Lipscomb University is among three universities from across the nation whose representatives visited the nation’s capital Thursday, April 10, to discuss innovative competency-based learning models and explore new ways of using federal student aid to increase access to these models.
Charla Long, dean of Lipscomb’s College of Professional Studies and architect of the university’s competency-based program, met with government officials at the White House Thursday morning to discuss competency-based education models, the outcomes of these programs for students and specific issues in current federal law and regulations.
Thursday afternoon, Long also spoke at a congressional briefing on competency-based education models, and encouraged Congress to change federal aid regulations to help fund federally authorized “experimental sites” that offer this innovative educational approach.
“Larger public institutions, primarily state systems, have typically been tapped to tout their higher education innovations and to push for policy changes,” said Long. “So it is significant that Lipscomb has become part of this conversation on a national level. The competency-based approach to higher education is allowing all institutions, regardless of whether public or private, for-profit or non-profit, 2,500 students or 25,000 students, to develop students who can demonstrate their learning and be workforce ready from the point of graduation.”
Long was joined by colleagues from Brandman University and the University of Wisconsin. Officials from the Lumina Foundation and the New America Foundation also appeared at the Congressional briefing on Thursday.
Lipscomb University was one of a small group of universities across the country to formally respond to a recent call for ideas from the U.S. Department of Education about how federally authorized “experimental sites” could help them responsibly explore new ways of using federal student aid to pay for innovative competency-based learning models.
The institutions submitted a joint response outlining experiments that would explore new or alternative federal definitions of student “attendance,” separate federal financial aid eligibility from time-based measures and test hybrid programs that mix competency-based learning and traditional instruction.
This group of colleges and universities responded to the U.S. Department of Education’s call earlier this year for options for waiving federal student aid policies governing grants and loans that inhibit alternative learning models with potential to better meet the needs of some students. The department will use responses to its request to determine how to frame a formal request for proposals that could come later this year.
“Competency-based education is shifting the conversation in higher education from how much time students spend in a classroom to what students are learning,” said Long. “Competency-based education also sets clear expectations for universities about what students need to know in order to earn degrees or credentials in liberal arts and STEM fields.”
Competency-based programs are helping fill a gap for employers who are seeking employees who have the knowledge, skills and abilities to perform their tasks.
“Labor economists project the country will lack five million educated workers to meet workforce needs by 2020,” said Long. “A competency-based program is a way to link the academy to the business sector as it focuses on what student-employees know and can demonstrate, regardless of how much time that individual has spent in a traditional college classroom.”

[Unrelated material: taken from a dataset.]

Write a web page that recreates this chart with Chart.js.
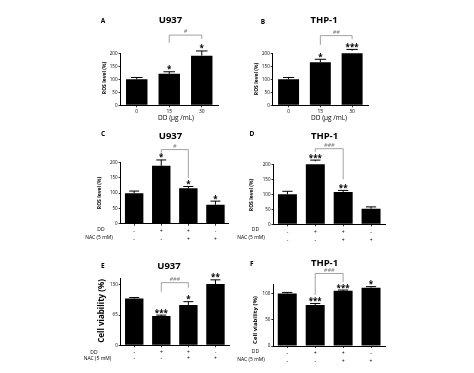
<!DOCTYPE html>
<html>
<head>
<meta charset="utf-8">
<script src="https://cdn.jsdelivr.net/npm/chart.js@4.4.0/dist/chart.umd.min.js"></script>
<style>
  html, body { margin: 0; padding: 0; background: #fff; }
  #wrap { position: relative; width: 474px; height: 373px; overflow: hidden; }
  #wrap canvas { position: absolute; left: 0; top: 0; }
</style>
</head>
<body>
<div id="wrap">
  <canvas id="pA" width="474" height="373"></canvas>
  <canvas id="pB" width="474" height="373"></canvas>
  <canvas id="pC" width="474" height="373"></canvas>
  <canvas id="pD" width="474" height="373"></canvas>
  <canvas id="pE" width="474" height="373"></canvas>
  <canvas id="pF" width="474" height="373"></canvas>
</div>
<script>
  // --- data ---
  const doseLabels = ['0', '15', '30'];
  const ddRow  = ['-', '+', '+', '-'];
  const nacRow = ['-', '-', '+', '+'];

  const rosU937Dose    = [100, 121, 191];
  const rosU937DoseErr = [7, 8, 18];
  const rosU937DoseSig = ['', '*', '*'];

  const rosThpDose     = [100, 166, 210];
  const rosThpDoseErr  = [7, 11, 5];
  const rosThpDoseSig  = ['', '*', '***'];

  const rosU937Nac     = [100, 190, 116, 62];
  const rosU937NacErr  = [7, 19, 6, 12];
  const rosU937NacSig  = ['', '*', '*', '*'];

  const rosThpNac      = [100, 210, 108, 52];
  const rosThpNacErr   = [10, 4, 5, 6];
  const rosThpNacSig   = ['', '***', '**', ''];

  const viaU937Nac     = [101, 63, 87, 132];
  const viaU937NacErr  = [2, 2, 7, 9];
  const viaU937NacSig  = ['', '***', '*', '**'];

  const viaThpNac      = [100, 78, 105, 111];
  const viaThpNacErr   = [2, 3, 1.5, 2];
  const viaThpNacSig   = ['', '***', '***', '*'];

  const rosTicks  = [0, 50, 100, 150, 200];
  const viaTicksU = [0, 65, 130];
  const viaTicksT = [0, 50, 100];

  const FONT = "'Open Sans', 'DejaVu Sans', sans-serif";
  Chart.defaults.font.family = FONT;
  Chart.defaults.color = '#000';

  const nacLabels = ddRow.map((d, i) => [d, nacRow[i]]);

  // draws error bars, stars, brackets and the free text of each panel
  const extras = {
    id: 'extras',
    afterDatasetsDraw(chart, args, p) {
      const ctx = chart.ctx;
      const y = chart.scales.y;
      const meta = chart.getDatasetMeta(0);
      ctx.save();
      ctx.strokeStyle = '#000';
      ctx.lineWidth = 1;
      ctx.fillStyle = '#000';
      ctx.textAlign = 'center';
      ctx.textBaseline = 'alphabetic';
      p.values.forEach((v, i) => {
        const bar = meta.data[i];
        const half = bar.width * 0.27;
        const y0 = y.getPixelForValue(v);
        const y1 = y.getPixelForValue(v + p.errors[i]);
        ctx.beginPath();
        ctx.moveTo(bar.x, y0); ctx.lineTo(bar.x, y1);
        ctx.moveTo(bar.x - half, y1); ctx.lineTo(bar.x + half, y1);
        ctx.stroke();
        if (p.stars[i]) {
          ctx.font = 'bold 8px ' + FONT;
          ctx.fillText(p.stars[i], bar.x, y1 + 0.5);
        }
      });
      const b = p.bracket;
      if (b) {
        const xa = meta.data[b.from].x, xb = meta.data[b.to].x;
        const yt = y.getPixelForValue(b.top);
        ctx.strokeStyle = '#8a8a8a';
        ctx.lineWidth = 0.8;
        ctx.beginPath();
        ctx.moveTo(xa, y.getPixelForValue(b.left));
        ctx.lineTo(xa, yt); ctx.lineTo(xb, yt);
        ctx.lineTo(xb, y.getPixelForValue(b.right));
        ctx.stroke();
        ctx.fillStyle = '#777';
        ctx.font = 'italic 5.5px ' + FONT;
        ctx.fillText(b.text, (xa + xb) / 2, yt - 1.8);
      }
      ctx.fillStyle = '#000';
      ctx.textBaseline = 'middle';
      (p.texts || []).forEach(t => {
        ctx.font = t.font + ' ' + FONT;
        if (t.rot) {
          ctx.save();
          ctx.translate(t.x, t.y);
          ctx.rotate(-Math.PI / 2);
          ctx.fillText(t.s, 0, 0);
          ctx.restore();
        } else {
          ctx.fillText(t.s, t.x, t.y);
        }
      });
      ctx.restore();
    }
  };

  function makePanel(id, cfg) {
    const yW = 16, xH = 18;
    new Chart(document.getElementById(id), {
      type: 'bar',
      data: {
        labels: cfg.labels,
        datasets: [{
          data: cfg.values,
          backgroundColor: '#000',
          borderColor: '#000',
          borderWidth: 0,
          categoryPercentage: 1,
          barPercentage: cfg.barPct
        }]
      },
      options: {
        responsive: false,
        animation: false,
        events: [],
        layout: {
          padding: {
            left: cfg.area.l - yW,
            right: 474 - cfg.area.r,
            top: cfg.area.t,
            bottom: 373 - cfg.area.b - xH
          }
        },
        plugins: {
          legend: { display: false },
          tooltip: { enabled: false },
          extras: {
            values: cfg.values, errors: cfg.errors, stars: cfg.stars,
            bracket: cfg.bracket, texts: cfg.texts
          }
        },
        scales: {
          x: {
            offset: true,
            grid: { display: true, drawOnChartArea: false, offset: false, tickLength: 2, color: '#000', tickWidth: 0.8 },
            border: { display: true, color: '#000', width: 1 },
            ticks: {
              font: { size: 5, lineHeight: cfg.rowGap },
              padding: cfg.xPad, maxRotation: 0, autoSkip: false
            },
            afterFit: s => { s.height = xH; }
          },
          y: {
            min: 0, max: cfg.yMax,
            grid: { display: true, drawOnChartArea: false, tickLength: 2, color: '#000', tickWidth: 0.8 },
            border: { display: true, color: '#000', width: 1 },
            ticks: { font: { size: 4.5 }, padding: 1 },
            afterBuildTicks: s => { s.ticks = cfg.yTicks.map(v => ({ value: v })); },
            afterFit: s => { s.width = yW; }
          }
        }
      },
      plugins: [extras]
    });
  }

  makePanel('pA', {
    labels: doseLabels, values: rosU937Dose, errors: rosU937DoseErr, stars: rosU937DoseSig,
    barPct: 0.66, yMax: 200, yTicks: rosTicks, rowGap: 1.2, xPad: 1.5,
    area: { l: 120.5, r: 218, t: 53.3, b: 105.3 },
    bracket: { from: 1, to: 2, top: 270, left: 240, right: 255, text: '#' },
    texts: [
      { s: 'A', x: 103, y: 21, font: 'bold 6.5px' },
      { s: 'U937', x: 170.5, y: 20, font: 'bold 9.5px' },
      { s: 'ROS level (%)', x: 105, y: 78, font: 'bold 5px', rot: true },
      { s: 'DD (\u00b5g /mL)', x: 176, y: 118, font: '6.5px' }
    ]
  });

  makePanel('pB', {
    labels: doseLabels, values: rosThpDose, errors: rosThpDoseErr, stars: rosThpDoseSig,
    barPct: 0.66, yMax: 200, yTicks: rosTicks, rowGap: 1.2, xPad: 1.5,
    area: { l: 272.7, r: 368, t: 53.3, b: 105.3 },
    bracket: { from: 1, to: 2, top: 268, left: 232, right: 254, text: '##' },
    texts: [
      { s: 'B', x: 263, y: 22, font: 'bold 6.5px' },
      { s: 'THP-1', x: 324, y: 20, font: 'bold 9.5px' },
      { s: 'ROS level (%)', x: 257, y: 79, font: 'bold 5px', rot: true },
      { s: 'DD (\u00b5g /mL)', x: 329, y: 118, font: '6.5px' }
    ]
  });

  makePanel('pC', {
    labels: nacLabels, values: rosU937Nac, errors: rosU937NacErr, stars: rosU937NacSig,
    barPct: 0.68, yMax: 200, yTicks: rosTicks, rowGap: 1.6, xPad: 2,
    area: { l: 120.6, r: 229, t: 162.7, b: 223.7 },
    bracket: { from: 1, to: 2, top: 243, left: 233, right: 150, text: '#' },
    texts: [
      { s: 'C', x: 103, y: 134, font: 'bold 6.5px' },
      { s: 'U937', x: 170.5, y: 136, font: 'bold 9.5px' },
      { s: 'ROS level (%)', x: 100, y: 193, font: 'bold 5px', rot: true },
      { s: 'DD', x: 101, y: 229.3, font: '5px' },
      { s: 'NAC (5 mM)', x: 99, y: 237.5, font: '5px' }
    ]
  });

  makePanel('pD', {
    labels: nacLabels, values: rosThpNac, errors: rosThpNacErr, stars: rosThpNacSig,
    barPct: 0.68, yMax: 200, yTicks: rosTicks, rowGap: 1.6, xPad: 2,
    area: { l: 273.5, r: 385, t: 164.3, b: 224.3 },
    bracket: { from: 1, to: 2, top: 252, left: 242, right: 150, text: '###' },
    texts: [
      { s: 'D', x: 252, y: 134, font: 'bold 6.5px' },
      { s: 'THP-1', x: 324.5, y: 136, font: 'bold 9.5px' },
      { s: 'ROS level (%)', x: 252, y: 195, font: 'bold 5px', rot: true },
      { s: 'DD', x: 255.5, y: 229.3, font: '5px' },
      { s: 'NAC (5 mM)', x: 251, y: 237.3, font: '5px' }
    ]
  });

  makePanel('pE', {
    labels: nacLabels, values: viaU937Nac, errors: viaU937NacErr, stars: viaU937NacSig,
    barPct: 0.68, yMax: 145, yTicks: viaTicksU, rowGap: 1.3, xPad: 2,
    area: { l: 120.7, r: 229, t: 278, b: 345.3 },
    bracket: { from: 1, to: 2, top: 135, left: 115.5, right: 124, text: '###' },
    texts: [
      { s: 'E', x: 102.7, y: 265.7, font: 'bold 6.5px' },
      { s: 'U937', x: 169, y: 266, font: 'bold 9.5px' },
      { s: 'Cell viability (%)', x: 101.7, y: 311, font: 'bold 8px', rot: true },
      { s: 'DD', x: 94, y: 352.7, font: '5px' },
      { s: 'NAC (5 mM)', x: 97.5, y: 359, font: '5px' }
    ]
  });

  makePanel('pF', {
    labels: nacLabels, values: viaThpNac, errors: viaThpNacErr, stars: viaThpNacSig,
    barPct: 0.68, yMax: 118, yTicks: viaTicksT, rowGap: 1.5, xPad: 2,
    area: { l: 273.3, r: 385, t: 284, b: 346 },
    bracket: { from: 1, to: 2, top: 138, left: 97, right: 121, text: '###' },
    texts: [
      { s: 'F', x: 251.7, y: 264.5, font: 'bold 6.5px' },
      { s: 'THP-1', x: 324.5, y: 263.5, font: 'bold 9.5px' },
      { s: 'Cell viability (%)', x: 255, y: 320, font: 'bold 6px', rot: true },
      { s: 'DD', x: 255.5, y: 351.7, font: '5px' },
      { s: 'NAC (5 mM)', x: 251, y: 359.3, font: '5px' }
    ]
  });
</script>
</body>
</html>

A competency-based education model is an emerging concept in higher education. It focuses on what students need to know, understand and be able to do to earn degrees and on assessing the achievement of these discipline-specific and general competencies. These models hold learning requirements constant while academic calendars and structures can vary from traditional course-based, credit-hour-measured, instructor-led education, making them tougher to finance through federal student aid.
Long said a key factor to making competency-based programs available to more students will be finding ways in which federal aid programs can better support such programs. In January, President Barack Obama negotiated with Congress to pass a new spending bill that includes a $260 million “First in the World” fund for higher education innovation and reform that will focus on competency-based education and learning initiatives.
Public support for learning-based models is strong. A 2012 Gallup/Lumina Foundation Poll found that most Americans agree that earning a college degree is important for financial security, but many lack education beyond high school due to the barriers in traditional, time-bound higher education. Of those surveyed, 87 percent said they believe students should be able to receive college credit for knowledge and skills acquired outside of the classroom, and 75 percent of those polled said that if they could be evaluated and receive credit for what they know, they would be more likely to enroll in higher education.
Lipscomb University’s College of Professional Studies offers programs designed to meet the unique life demands of the adult learner and range from degree completion programs to several graduate-level programs and certificates that prepare students for jobs in the current or future marketplace. It houses the university’s undergraduate Adult Learning Program, the School of TransformAging and the Institute for Law, Justice and Society.